Take the assertion often made on religious grounds, that there is a soul quite separate from the body. That it is the soul that is the person, it is linked with the body but does not die with the body. In examining this belief we do not have to probe very far before difficulties start to appear. Where in the body does the soul reside? How does it leave the body when the body dies? How does the soul/ mind direct the physical body without exercising some physical force (assuming the soul is immaterial)?

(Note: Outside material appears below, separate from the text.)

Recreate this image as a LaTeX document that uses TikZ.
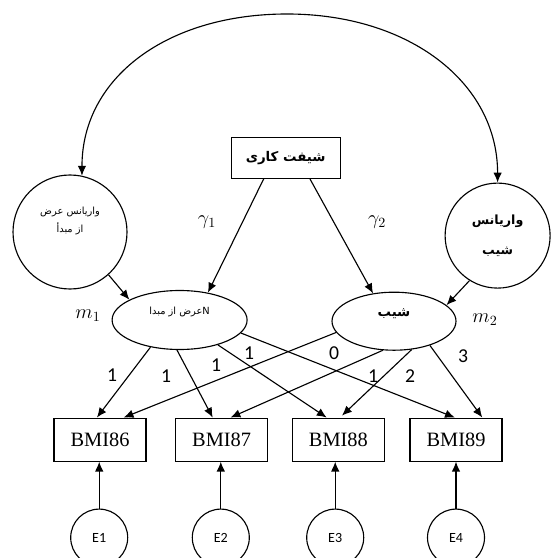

It rapidly becomes obvious that any attempt to reconcile all the disparate common sense and religious beliefs would be an exercise in futility, many of them are mutually exclusive. So, what does the philosopher do? Put simply, probably over simply but it will serve in this context, they will start by formulating the fundamental questions to be addresses, this initial analysis and the precision that comes from it can be of great importance. Then through a process of critical argument develop explanations which are valid and hopefully take us nearer to the truth (at least in terms of producing better questions). Certainly there is nothing definitive about thinking in this field: at present there are at least seven schools of thought on the mind-body problem. Does this mean that the activity is pointless? No, there has been progress. In the area of philosophy concerning mind there were equal differences about brain activity; eventually there was sufficient consensus and methodology for psychology to become a fully fledged science.
Now with the work that has been done on the biological basis of behaviour and developments in neuroscience, most areas of the brain have been charted. Perhaps the mind-body problem will never be resolved to certainty but the continuing search is important. From this brief discussion of the mind/body problem a more useful concise definition might be ‘The critical examination of the grounds for fundamental beliefs and an analysis of the basic concepts employed in the expression of such beliefs’. But, that still does not get you very far. Theory is useful but philosophy is essentially an activity.